--- START OF GIVEN MATERIAL ---

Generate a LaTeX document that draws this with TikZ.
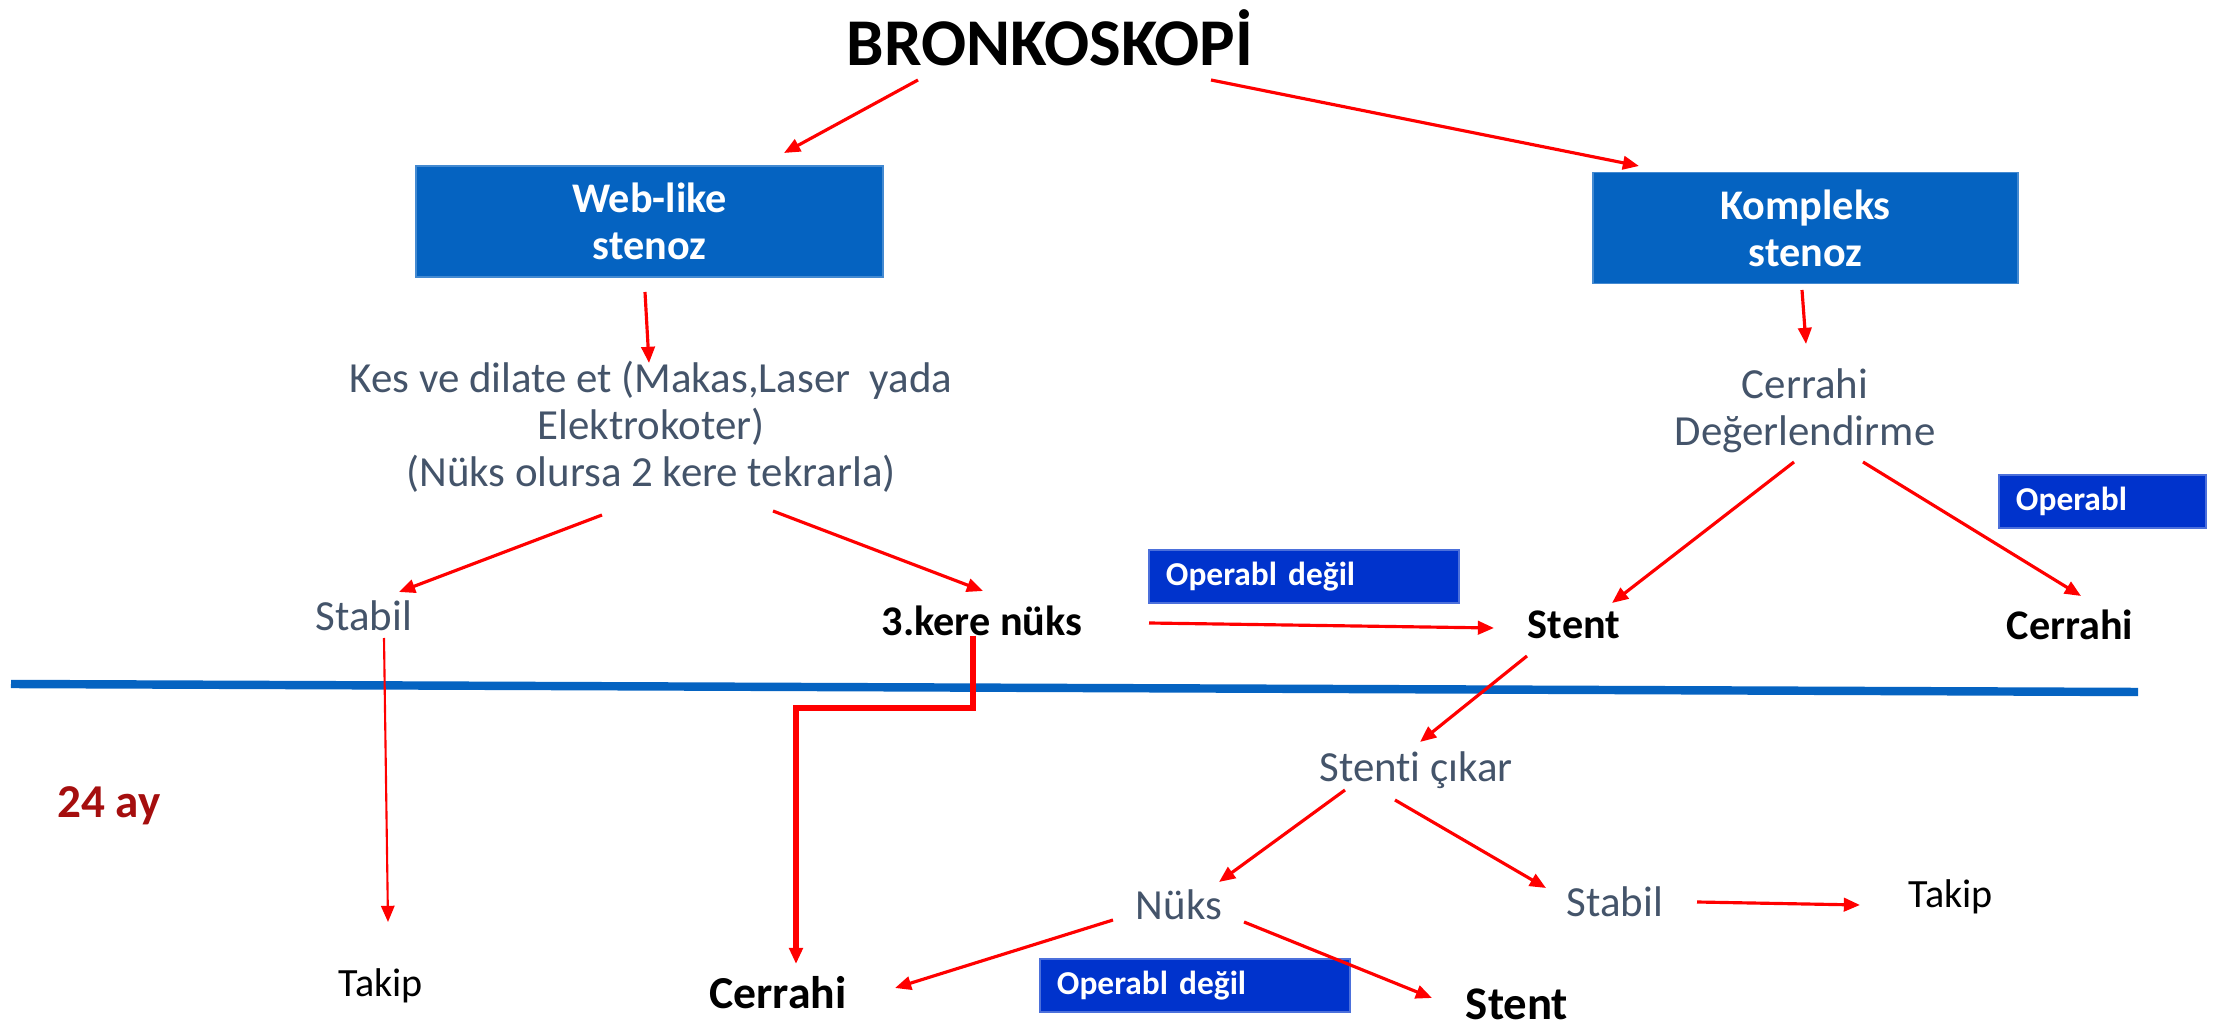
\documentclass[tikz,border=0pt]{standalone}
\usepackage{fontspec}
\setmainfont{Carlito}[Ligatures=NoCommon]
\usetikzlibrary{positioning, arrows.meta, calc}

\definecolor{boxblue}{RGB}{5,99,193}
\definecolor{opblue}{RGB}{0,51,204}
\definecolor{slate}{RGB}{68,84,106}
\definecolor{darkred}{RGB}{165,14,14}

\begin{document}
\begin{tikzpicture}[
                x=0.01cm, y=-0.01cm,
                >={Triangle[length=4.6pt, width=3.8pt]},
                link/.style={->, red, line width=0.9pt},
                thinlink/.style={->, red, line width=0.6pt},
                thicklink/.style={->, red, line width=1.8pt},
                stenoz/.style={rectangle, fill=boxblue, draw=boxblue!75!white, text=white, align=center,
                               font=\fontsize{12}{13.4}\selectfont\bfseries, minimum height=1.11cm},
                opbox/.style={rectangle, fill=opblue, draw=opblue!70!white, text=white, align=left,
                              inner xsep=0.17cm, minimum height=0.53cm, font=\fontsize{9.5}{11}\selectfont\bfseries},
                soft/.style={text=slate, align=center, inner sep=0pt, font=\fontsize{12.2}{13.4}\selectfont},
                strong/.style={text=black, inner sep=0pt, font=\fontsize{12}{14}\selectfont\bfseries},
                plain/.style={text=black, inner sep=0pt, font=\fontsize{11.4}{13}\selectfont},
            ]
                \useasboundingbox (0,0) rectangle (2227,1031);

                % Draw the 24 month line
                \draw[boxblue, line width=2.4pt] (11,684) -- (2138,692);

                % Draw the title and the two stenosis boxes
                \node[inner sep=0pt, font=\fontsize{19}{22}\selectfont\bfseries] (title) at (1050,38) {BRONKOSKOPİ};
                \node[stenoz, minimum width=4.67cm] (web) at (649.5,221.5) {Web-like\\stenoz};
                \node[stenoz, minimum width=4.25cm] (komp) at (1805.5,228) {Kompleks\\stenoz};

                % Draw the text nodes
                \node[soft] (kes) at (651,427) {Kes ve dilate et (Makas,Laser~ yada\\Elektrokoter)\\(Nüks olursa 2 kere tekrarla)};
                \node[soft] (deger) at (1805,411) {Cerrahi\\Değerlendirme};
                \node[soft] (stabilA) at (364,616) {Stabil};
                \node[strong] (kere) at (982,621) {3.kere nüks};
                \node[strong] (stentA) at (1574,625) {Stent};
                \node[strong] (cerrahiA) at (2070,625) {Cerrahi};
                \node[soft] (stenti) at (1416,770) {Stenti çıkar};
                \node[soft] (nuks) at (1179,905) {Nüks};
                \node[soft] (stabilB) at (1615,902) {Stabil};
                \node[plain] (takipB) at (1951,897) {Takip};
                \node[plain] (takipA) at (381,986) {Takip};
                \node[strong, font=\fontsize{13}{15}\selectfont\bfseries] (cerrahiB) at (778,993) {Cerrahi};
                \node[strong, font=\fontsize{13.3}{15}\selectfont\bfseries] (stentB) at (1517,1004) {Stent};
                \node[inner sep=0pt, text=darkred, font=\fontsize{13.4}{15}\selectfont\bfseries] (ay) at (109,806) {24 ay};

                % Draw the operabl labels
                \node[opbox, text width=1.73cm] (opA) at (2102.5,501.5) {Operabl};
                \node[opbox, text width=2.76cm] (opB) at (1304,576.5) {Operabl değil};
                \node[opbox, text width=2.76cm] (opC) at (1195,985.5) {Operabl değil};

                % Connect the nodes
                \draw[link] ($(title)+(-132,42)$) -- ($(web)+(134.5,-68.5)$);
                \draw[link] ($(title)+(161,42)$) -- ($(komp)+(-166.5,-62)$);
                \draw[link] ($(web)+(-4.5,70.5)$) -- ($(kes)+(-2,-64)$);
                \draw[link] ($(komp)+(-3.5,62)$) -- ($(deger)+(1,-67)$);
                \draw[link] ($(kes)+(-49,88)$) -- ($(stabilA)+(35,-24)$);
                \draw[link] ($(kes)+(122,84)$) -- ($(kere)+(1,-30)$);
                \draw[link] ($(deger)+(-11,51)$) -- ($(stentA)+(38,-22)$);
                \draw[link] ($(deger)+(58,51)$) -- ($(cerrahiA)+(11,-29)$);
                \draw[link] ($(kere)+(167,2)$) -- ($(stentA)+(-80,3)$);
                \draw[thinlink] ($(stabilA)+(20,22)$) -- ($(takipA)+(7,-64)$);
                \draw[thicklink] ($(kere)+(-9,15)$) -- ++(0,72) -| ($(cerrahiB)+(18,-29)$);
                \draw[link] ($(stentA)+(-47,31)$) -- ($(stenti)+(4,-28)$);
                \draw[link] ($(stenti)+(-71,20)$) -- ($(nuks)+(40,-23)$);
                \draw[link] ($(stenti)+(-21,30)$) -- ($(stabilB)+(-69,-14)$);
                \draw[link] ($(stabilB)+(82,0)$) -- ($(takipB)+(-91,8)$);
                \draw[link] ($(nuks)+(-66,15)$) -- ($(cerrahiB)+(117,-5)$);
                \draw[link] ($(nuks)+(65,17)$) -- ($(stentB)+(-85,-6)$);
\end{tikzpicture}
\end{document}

--- END OF GIVEN MATERIAL ---

THE TASK – Would you set down the listing exactly, omitting pictures?

COMPLETED TASK –
Generate a LaTeX document that draws this with TikZ.
\documentclass[tikz,border=0pt]{standalone}
\usepackage{fontspec}
\setmainfont{Carlito}[Ligatures=NoCommon]
\usetikzlibrary{positioning, arrows.meta, calc}

\definecolor{boxblue}{RGB}{5,99,193}
\definecolor{opblue}{RGB}{0,51,204}
\definecolor{slate}{RGB}{68,84,106}
\definecolor{darkred}{RGB}{165,14,14}

\begin{document}
\begin{tikzpicture}[
                x=0.01cm, y=-0.01cm,
                >={Triangle[length=4.6pt, width=3.8pt]},
                link/.style={->, red, line width=0.9pt},
                thinlink/.style={->, red, line width=0.6pt},
                thicklink/.style={->, red, line width=1.8pt},
                stenoz/.style={rectangle, fill=boxblue, draw=boxblue!75!white, text=white, align=center,
                               font=\fontsize{12}{13.4}\selectfont\bfseries, minimum height=1.11cm},
                opbox/.style={rectangle, fill=opblue, draw=opblue!70!white, text=white, align=left,
                              inner xsep=0.17cm, minimum height=0.53cm, font=\fontsize{9.5}{11}\selectfont\bfseries},
                soft/.style={text=slate, align=center, inner sep=0pt, font=\fontsize{12.2}{13.4}\selectfont},
                strong/.style={text=black, inner sep=0pt, font=\fontsize{12}{14}\selectfont\bfseries},
                plain/.style={text=black, inner sep=0pt, font=\fontsize{11.4}{13}\selectfont},
            ]
                \useasboundingbox (0,0) rectangle (2227,1031);

                % Draw the 24 month line
                \draw[boxblue, line width=2.4pt] (11,684) -- (2138,692);

                % Draw the title and the two stenosis boxes
                \node[inner sep=0pt, font=\fontsize{19}{22}\selectfont\bfseries] (title) at (1050,38) {BRONKOSKOPİ};
                \node[stenoz, minimum width=4.67cm] (web) at (649.5,221.5) {Web-like\\stenoz};
                \node[stenoz, minimum width=4.25cm] (komp) at (1805.5,228) {Kompleks\\stenoz};

                % Draw the text nodes
                \node[soft] (kes) at (651,427) {Kes ve dilate et (Makas,Laser~ yada\\Elektrokoter)\\(Nüks olursa 2 kere tekrarla)};
                \node[soft] (deger) at (1805,411) {Cerrahi\\Değerlendirme};
                \node[soft] (stabilA) at (364,616) {Stabil};
                \node[strong] (kere) at (982,621) {3.kere nüks};
                \node[strong] (stentA) at (1574,625) {Stent};
                \node[strong] (cerrahiA) at (2070,625) {Cerrahi};
                \node[soft] (stenti) at (1416,770) {Stenti çıkar};
                \node[soft] (nuks) at (1179,905) {Nüks};
                \node[soft] (stabilB) at (1615,902) {Stabil};
                \node[plain] (takipB) at (1951,897) {Takip};
                \node[plain] (takipA) at (381,986) {Takip};
                \node[strong, font=\fontsize{13}{15}\selectfont\bfseries] (cerrahiB) at (778,993) {Cerrahi};
                \node[strong, font=\fontsize{13.3}{15}\selectfont\bfseries] (stentB) at (1517,1004) {Stent};
                \node[inner sep=0pt, text=darkred, font=\fontsize{13.4}{15}\selectfont\bfseries] (ay) at (109,806) {24 ay};

                % Draw the operabl labels
                \node[opbox, text width=1.73cm] (opA) at (2102.5,501.5) {Operabl};
                \node[opbox, text width=2.76cm] (opB) at (1304,576.5) {Operabl değil};
                \node[opbox, text width=2.76cm] (opC) at (1195,985.5) {Operabl değil};

                % Connect the nodes
                \draw[link] ($(title)+(-132,42)$) -- ($(web)+(134.5,-68.5)$);
                \draw[link] ($(title)+(161,42)$) -- ($(komp)+(-166.5,-62)$);
                \draw[link] ($(web)+(-4.5,70.5)$) -- ($(kes)+(-2,-64)$);
                \draw[link] ($(komp)+(-3.5,62)$) -- ($(deger)+(1,-67)$);
                \draw[link] ($(kes)+(-49,88)$) -- ($(stabilA)+(35,-24)$);
                \draw[link] ($(kes)+(122,84)$) -- ($(kere)+(1,-30)$);
                \draw[link] ($(deger)+(-11,51)$) -- ($(stentA)+(38,-22)$);
                \draw[link] ($(deger)+(58,51)$) -- ($(cerrahiA)+(11,-29)$);
                \draw[link] ($(kere)+(167,2)$) -- ($(stentA)+(-80,3)$);
                \draw[thinlink] ($(stabilA)+(20,22)$) -- ($(takipA)+(7,-64)$);
                \draw[thicklink] ($(kere)+(-9,15)$) -- ++(0,72) -| ($(cerrahiB)+(18,-29)$);
                \draw[link] ($(stentA)+(-47,31)$) -- ($(stenti)+(4,-28)$);
                \draw[link] ($(stenti)+(-71,20)$) -- ($(nuks)+(40,-23)$);
                \draw[link] ($(stenti)+(-21,30)$) -- ($(stabilB)+(-69,-14)$);
                \draw[link] ($(stabilB)+(82,0)$) -- ($(takipB)+(-91,8)$);
                \draw[link] ($(nuks)+(-66,15)$) -- ($(cerrahiB)+(117,-5)$);
                \draw[link] ($(nuks)+(65,17)$) -- ($(stentB)+(-85,-6)$);
\end{tikzpicture}
\end{document}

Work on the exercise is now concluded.